◆ **Aim of the exercise**:
Reproduce nothing but the lines from the start of the material through the line that includes "plt.rcParams['axes.labelweight'] = 'bold'", both ends included, and omit every picture.
......
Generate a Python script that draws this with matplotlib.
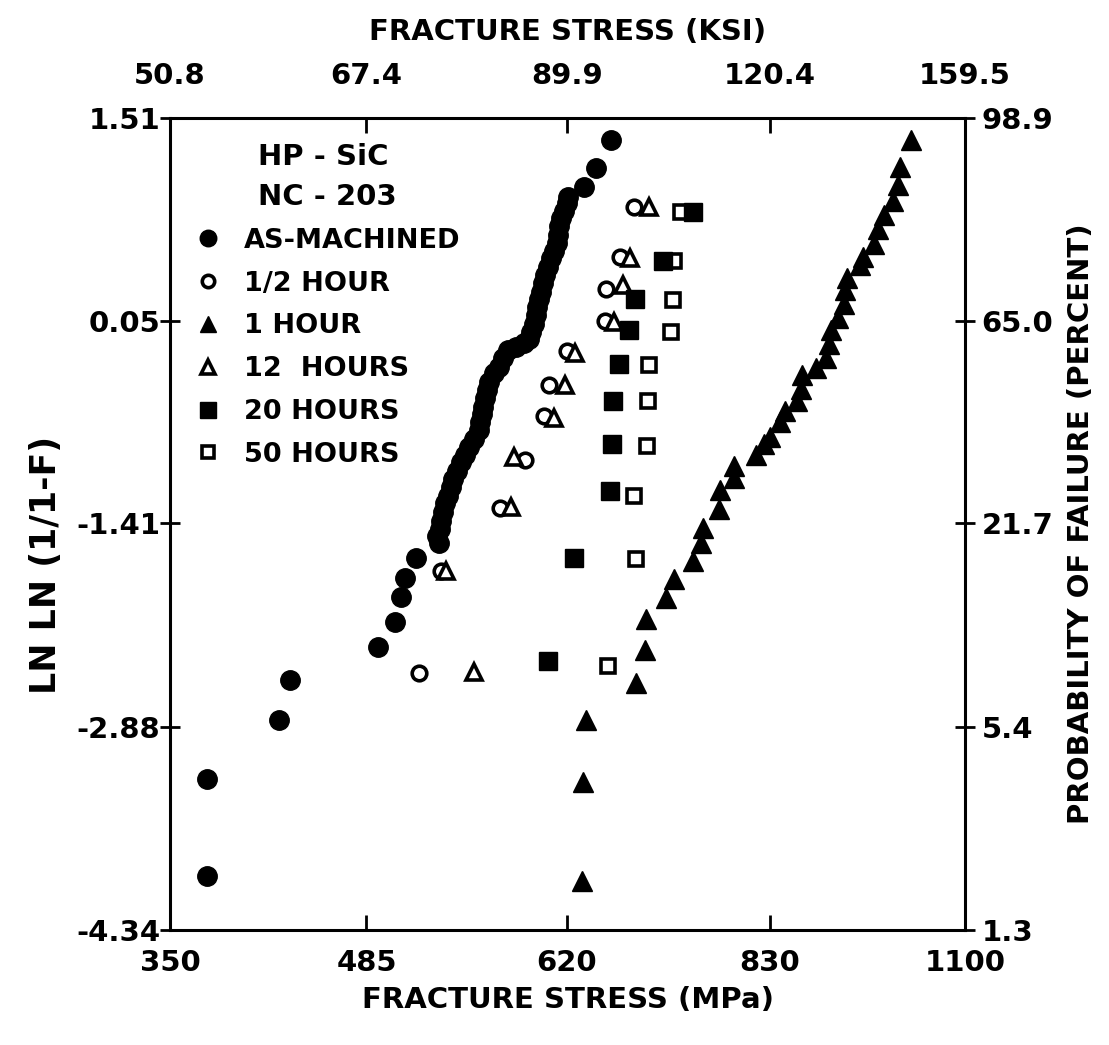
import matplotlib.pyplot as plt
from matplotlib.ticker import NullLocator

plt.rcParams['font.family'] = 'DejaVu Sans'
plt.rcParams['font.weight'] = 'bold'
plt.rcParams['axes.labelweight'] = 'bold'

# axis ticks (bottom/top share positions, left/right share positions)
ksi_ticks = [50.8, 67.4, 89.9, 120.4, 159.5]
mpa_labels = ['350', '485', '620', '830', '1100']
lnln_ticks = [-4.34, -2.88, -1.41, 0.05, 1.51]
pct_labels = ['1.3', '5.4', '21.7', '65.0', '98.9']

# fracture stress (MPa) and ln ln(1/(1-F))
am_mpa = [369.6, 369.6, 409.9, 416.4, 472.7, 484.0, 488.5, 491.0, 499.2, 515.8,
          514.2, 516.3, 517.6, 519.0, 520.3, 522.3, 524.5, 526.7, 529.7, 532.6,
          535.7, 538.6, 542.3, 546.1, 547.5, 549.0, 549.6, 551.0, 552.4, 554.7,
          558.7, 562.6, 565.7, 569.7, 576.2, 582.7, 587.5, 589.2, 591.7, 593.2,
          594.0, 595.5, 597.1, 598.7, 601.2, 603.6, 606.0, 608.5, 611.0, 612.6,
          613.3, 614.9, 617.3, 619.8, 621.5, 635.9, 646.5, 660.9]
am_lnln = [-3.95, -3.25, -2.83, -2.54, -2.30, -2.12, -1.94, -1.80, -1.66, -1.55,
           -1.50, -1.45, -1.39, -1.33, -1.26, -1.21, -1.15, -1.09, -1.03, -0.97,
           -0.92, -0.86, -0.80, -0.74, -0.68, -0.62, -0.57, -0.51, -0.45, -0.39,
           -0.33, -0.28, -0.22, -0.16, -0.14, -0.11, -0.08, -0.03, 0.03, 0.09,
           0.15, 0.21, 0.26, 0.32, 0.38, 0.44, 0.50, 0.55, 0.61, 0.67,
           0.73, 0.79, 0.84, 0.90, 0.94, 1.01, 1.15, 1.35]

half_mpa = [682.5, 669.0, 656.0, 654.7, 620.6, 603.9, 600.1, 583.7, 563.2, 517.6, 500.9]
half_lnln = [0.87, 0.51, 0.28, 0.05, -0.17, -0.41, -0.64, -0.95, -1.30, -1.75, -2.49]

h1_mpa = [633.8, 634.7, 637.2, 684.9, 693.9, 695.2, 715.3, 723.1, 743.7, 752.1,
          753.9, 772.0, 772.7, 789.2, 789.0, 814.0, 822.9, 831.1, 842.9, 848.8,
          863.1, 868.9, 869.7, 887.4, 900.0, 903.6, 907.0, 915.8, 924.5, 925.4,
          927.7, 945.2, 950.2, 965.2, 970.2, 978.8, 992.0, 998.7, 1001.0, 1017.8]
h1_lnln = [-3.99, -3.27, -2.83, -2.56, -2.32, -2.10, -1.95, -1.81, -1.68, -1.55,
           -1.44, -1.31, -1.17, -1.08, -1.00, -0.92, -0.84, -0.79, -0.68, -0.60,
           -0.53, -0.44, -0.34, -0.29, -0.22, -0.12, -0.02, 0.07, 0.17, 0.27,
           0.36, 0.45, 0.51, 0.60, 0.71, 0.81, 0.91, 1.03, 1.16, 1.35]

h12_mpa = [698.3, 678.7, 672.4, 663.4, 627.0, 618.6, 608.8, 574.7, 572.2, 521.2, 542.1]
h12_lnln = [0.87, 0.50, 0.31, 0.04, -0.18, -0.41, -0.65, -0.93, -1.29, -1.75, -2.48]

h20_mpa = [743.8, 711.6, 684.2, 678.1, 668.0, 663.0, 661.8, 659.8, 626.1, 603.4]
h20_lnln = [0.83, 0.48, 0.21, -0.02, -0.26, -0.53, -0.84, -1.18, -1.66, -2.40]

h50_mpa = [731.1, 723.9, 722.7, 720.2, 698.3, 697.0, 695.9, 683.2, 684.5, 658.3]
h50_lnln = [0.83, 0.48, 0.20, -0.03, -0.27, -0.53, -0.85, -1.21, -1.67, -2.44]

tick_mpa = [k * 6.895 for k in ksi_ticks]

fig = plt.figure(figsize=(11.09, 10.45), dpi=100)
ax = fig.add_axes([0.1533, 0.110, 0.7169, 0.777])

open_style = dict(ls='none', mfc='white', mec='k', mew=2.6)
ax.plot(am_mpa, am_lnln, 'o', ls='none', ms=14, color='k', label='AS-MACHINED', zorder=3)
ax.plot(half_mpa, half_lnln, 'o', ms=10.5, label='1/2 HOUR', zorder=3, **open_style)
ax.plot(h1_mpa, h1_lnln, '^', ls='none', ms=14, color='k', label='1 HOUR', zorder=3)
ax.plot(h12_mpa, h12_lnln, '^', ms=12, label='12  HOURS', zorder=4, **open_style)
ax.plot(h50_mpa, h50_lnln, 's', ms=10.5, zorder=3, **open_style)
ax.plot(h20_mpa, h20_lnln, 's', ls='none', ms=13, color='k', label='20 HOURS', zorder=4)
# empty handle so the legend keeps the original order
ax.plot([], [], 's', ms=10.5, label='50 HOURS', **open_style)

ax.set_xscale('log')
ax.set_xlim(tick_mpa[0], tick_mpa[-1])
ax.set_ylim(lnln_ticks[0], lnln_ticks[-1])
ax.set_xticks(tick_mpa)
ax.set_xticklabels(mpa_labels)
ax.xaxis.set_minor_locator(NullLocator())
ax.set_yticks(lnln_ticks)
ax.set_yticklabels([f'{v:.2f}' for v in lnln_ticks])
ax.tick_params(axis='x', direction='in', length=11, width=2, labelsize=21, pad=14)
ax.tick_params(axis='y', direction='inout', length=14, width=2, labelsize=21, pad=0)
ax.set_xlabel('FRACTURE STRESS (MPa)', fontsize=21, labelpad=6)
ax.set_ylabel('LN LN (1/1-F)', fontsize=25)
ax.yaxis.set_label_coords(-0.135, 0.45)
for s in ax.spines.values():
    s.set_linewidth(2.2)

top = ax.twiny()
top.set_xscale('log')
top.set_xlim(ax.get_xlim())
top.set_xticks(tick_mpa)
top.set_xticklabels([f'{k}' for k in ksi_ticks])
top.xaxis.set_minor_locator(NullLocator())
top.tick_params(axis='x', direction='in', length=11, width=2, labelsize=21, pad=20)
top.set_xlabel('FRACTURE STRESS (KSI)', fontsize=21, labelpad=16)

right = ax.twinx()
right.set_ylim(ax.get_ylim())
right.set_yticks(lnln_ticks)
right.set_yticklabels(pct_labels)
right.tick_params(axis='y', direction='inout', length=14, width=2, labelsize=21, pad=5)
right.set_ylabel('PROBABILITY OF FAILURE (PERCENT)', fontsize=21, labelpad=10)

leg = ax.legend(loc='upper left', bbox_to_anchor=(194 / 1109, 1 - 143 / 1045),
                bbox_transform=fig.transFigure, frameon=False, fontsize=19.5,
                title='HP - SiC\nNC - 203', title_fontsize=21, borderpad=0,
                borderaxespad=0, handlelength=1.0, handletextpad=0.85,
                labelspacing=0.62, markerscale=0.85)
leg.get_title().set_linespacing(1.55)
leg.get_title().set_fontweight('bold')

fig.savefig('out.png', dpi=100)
......
◆ **Solution to the problem**:
Generate a Python script that draws this with matplotlib.
import matplotlib.pyplot as plt
from matplotlib.ticker import NullLocator

plt.rcParams['font.family'] = 'DejaVu Sans'
plt.rcParams['font.weight'] = 'bold'
plt.rcParams['axes.labelweight'] = 'bold'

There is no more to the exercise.